What’s Critical Mass?
It’s designed to educate motorists and advocate for bicycle safety. We meet at a specific location at a specific time and ride. It’s really not organized, no one leads; we just meander through town as a group. In recent years, it developed into an outlet for disgruntled riders to get in a group and yell at cars. We’re getting away from that and turning it back into what critical mass was and should be. People are starting to realize that no politician will want to help out some cyclist who just yelled and threw a half-empty cup of beer at him.

Is Critical Mass just for hard-core bikers?
The reaction people give me when they find out I’m into biking and they’re semi-interested in being involved, they're like, “Oh, I would, but I’m such a horrible biker.” But that’s why we’re getting bike lanes, that’s why we’re doing this. It’s not for people like me. We reap the benefits too, but we don’t mind riding in traffic. It can be annoying, but we don’t mind following the laws. The bike lanes are there to entice people, and make it so much easier for people to ride. And that is one of the reasons that people like myself or other cyclists fight for them. It makes it easier for us, and it also gets more people on a bike. Then there’s more people at Critical Mass, or more people on bikes to fight the inversion … just more people on bikes, that’s what we’re going for.


What are your plans for combining Critical Mass with Buy Nothing Day?
We will go on the Critical Mass ride, and once that route starts going down that way, we start going into the shopping centers. Riding down some a residential street saying “Don’t buy, don’t buy,” wouldn’t do any good. Whirlmart is a peaceful, silent protest consisting of people entering and leaving the store at a specific time, and pushing a shopping cart around empty for the allotted time—saying nothing, doing nothing, in a line, and once the time is up, just leaving the shopping carts in a line and leaving. Generally people will dress up wearing T-shirts with specific propaganda. We choose to dress as zombies.

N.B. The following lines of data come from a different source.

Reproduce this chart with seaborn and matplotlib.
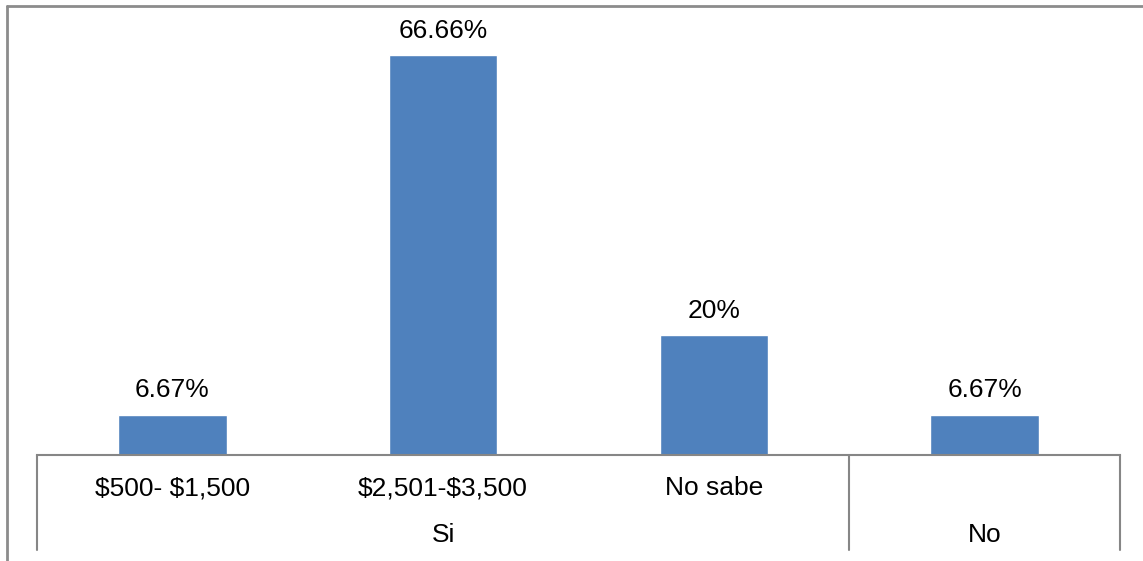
import matplotlib
matplotlib.use("Agg")
import matplotlib.pyplot as plt
from matplotlib.lines import Line2D
import pandas as pd
import seaborn as sns

# Survey answers: income range (inner level) grouped by yes/no (outer level)
subcategories = ["$500- $1,500", "$2,501-$3,500", "No sabe", ""]
groups = ["Si", "Si", "Si", "No"]
values = [6.67, 66.66, 20, 6.67]
value_labels = ["6.67%", "66.66%", "20%", "6.67%"]

sns.set_theme(style="white")
plt.rcParams["font.family"] = ["Liberation Sans", "DejaVu Sans"]
plt.rcParams["text.parse_math"] = False

FS = 19
W, H = 1143, 561
fig = plt.figure(figsize=(W / 100, H / 100), dpi=100)
ax = fig.add_axes([37 / W, (H - 455) / H, 1083 / W, 420 / H])

keys = [f"{g}|{s}|{i}" for i, (g, s) in enumerate(zip(groups, subcategories))]
df = pd.DataFrame({"key": keys, "value": values})
sns.barplot(data=df, x="key", y="value", order=keys, color="#4F81BD",
            saturation=1, width=0.4, ax=ax, errorbar=None)

ax.set_xlim(-0.5, len(keys) - 0.5)
ax.set_ylim(0, 70)
ax.set_xticks([])
ax.set_yticks([])
ax.set_xlabel("")
ax.set_ylabel("")
for side in ["top", "right", "left"]:
    ax.spines[side].set_visible(False)
ax.spines["bottom"].set_color("#868686")
ax.spines["bottom"].set_linewidth(1.5)

# value labels above bars
for i, (v, lab) in enumerate(zip(values, value_labels)):
    ax.annotate(lab, (i, v), xytext=(0, 9), textcoords="offset points",
                ha="center", va="bottom", fontsize=FS, color="black")

# two-level category axis
trans = ax.get_xaxis_transform()
for i, s in enumerate(subcategories):
    if s:
        ax.text(i, -0.0786, s, transform=trans, ha="center", va="center",
                fontsize=FS, color="black")

group_spans = []
start = 0
for i in range(1, len(groups) + 1):
    if i == len(groups) or groups[i] != groups[start]:
        group_spans.append((groups[start], start, i - 1))
        start = i
for name, a, b in group_spans:
    ax.text((a + b) / 2, -0.1905, name, transform=trans, ha="center",
            va="center", fontsize=FS, color="black")

bounds = [-0.5] + [b + 0.5 for _, _, b in group_spans]
for xb in bounds:
    ax.add_line(Line2D([xb, xb], [0, -95 / 420], transform=trans,
                       color="#868686", lw=1.5, clip_on=False))

# outer chart frame
fig.add_artist(Line2D([7 / W, 7 / W], [0, (H - 6) / H], color="#8c8c8c", lw=2))
fig.add_artist(Line2D([7 / W, 1], [(H - 6) / H, (H - 6) / H], color="#8c8c8c", lw=2))

fig.savefig("out.png", dpi=100)
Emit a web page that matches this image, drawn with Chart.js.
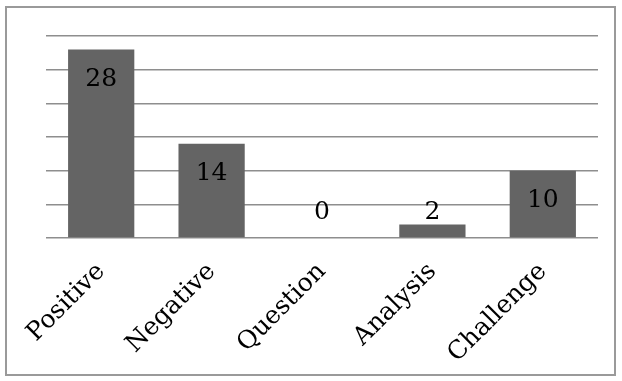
<!DOCTYPE html>
<html>
<head>
<meta charset="utf-8">
<script src="https://cdn.jsdelivr.net/npm/chart.js@4.4.1/dist/chart.umd.min.js"></script>
<style>
  html, body { margin: 0; padding: 0; background: #ffffff; }
  #wrap { width: 622px; height: 381px; position: relative; }
</style>
</head>
<body>
<div id="wrap"><canvas id="chart" width="622" height="381"></canvas></div>
<script>
const categories = ['Positive', 'Negative', 'Question', 'Analysis', 'Challenge'];
const counts = [28, 14, 0, 2, 10];
const yMin = 0;
const yMax = 30;
const yStep = 5;

const SERIF = '"DejaVu Serif", "Liberation Serif", serif';

// Frame around the whole figure
const framePlugin = {
  id: 'frame',
  beforeDraw(chart) {
    const ctx = chart.ctx;
    ctx.save();
    ctx.fillStyle = '#ffffff';
    ctx.fillRect(0, 0, chart.width, chart.height);
    ctx.strokeStyle = '#9a9a9a';
    ctx.lineWidth = 2;
    ctx.strokeRect(6, 7, 609, 368);
    ctx.restore();
  }
};

// Value labels: inside the top of the bar, or above it when the bar is short
const valueLabels = {
  id: 'valueLabels',
  afterDatasetsDraw(chart) {
    const ctx = chart.ctx;
    const meta = chart.getDatasetMeta(0);
    const base = chart.scales.y.getPixelForValue(0);
    ctx.save();
    ctx.font = '25px ' + SERIF;
    ctx.fillStyle = '#000000';
    ctx.textAlign = 'center';
    ctx.textBaseline = 'middle';
    meta.data.forEach((bar, i) => {
      const y = Math.min(bar.y + 30, base - 26);
      ctx.fillText(String(counts[i]), bar.x, y);
    });
    ctx.restore();
  }
};

new Chart(document.getElementById('chart'), {
  type: 'bar',
  data: {
    labels: categories,
    datasets: [{
      data: counts,
      backgroundColor: '#646464',
      borderWidth: 0,
      barPercentage: 0.6,
      categoryPercentage: 1.0
    }]
  },
  options: {
    responsive: false,
    animation: false,
    layout: { padding: { left: 46, right: 24, top: 36, bottom: 0 } },
    plugins: { legend: { display: false }, tooltip: { enabled: false } },
    scales: {
      x: {
        grid: { display: false, drawTicks: false },
        border: { display: false },
        ticks: {
          font: { family: SERIF, size: 25 },
          color: '#000000',
          minRotation: 45,
          maxRotation: 45,
          padding: 19
        },
        afterFit(scale) { scale.height = 381 - 238; }
      },
      y: {
        min: yMin,
        max: yMax,
        ticks: { display: false, stepSize: yStep },
        grid: { color: '#8e8e8e', lineWidth: 1.5, drawTicks: false },
        border: { display: false },
        afterFit(scale) { scale.width = 0; }
      }
    }
  },
  plugins: [framePlugin, valueLabels]
});
</script>
</body>
</html>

But isn’t consumer spending the key to fixing the economy?
I disagree totally. The amount people believe they have to spend nowadays is just exorbitant. It’s to the point where, if your dog chews on the cord on your lamp, that’s considered a broken lamp and it needs to be thrown away. And it’s thrown away and put in a landfill and it’s replaced with a brand-new one that you go to the store and buy. New resources are used, more plastic made, etc.—instead of just fixing the cord. And that’s the consumption I personally am fighting against. Do spend your money, though. Go to a local business and support them. If they are making a product that you can’t make at home or you don’t have the time or the resources, and they’re a good company and a good product, then support them. Give them your money. And get a good product in return.

Buy Nothing Day has received flak from some who view it as a pointless, privileged protest. What do you think?
I recognize that almost all people who choose to participate in BND or something similar are very privileged, and yes, I am part of that group. However, I feel it to be the duty of people who can afford doing something to save our planet and make life easier for those less privileged; BND is a step in that direction in more way than one.

Are you participating in Carnivalesque Rebellion Week?
Personally I think some of that is flashy. It’s been talked up as a rebellion. Go out into the streets and yell it up high. I’m not too big on that. There’s a poster that floats around that says “Rebel?” and it has someone holding a Molotov cocktail and a pen in the other. I’ve always chosen the pen. I don’t want to be arrested. I don’t want to just blow shit up, as tempting as it is. I’d rather go on the other side of it—get laws written and change things on a higher level. It’s not to say that I don’t go to the other side on occasion. But I’ve realized that striking away at the bottom takes a long time, and it’s destructive. But going straight to the top and changing it where it comes from, it gets a lot more done.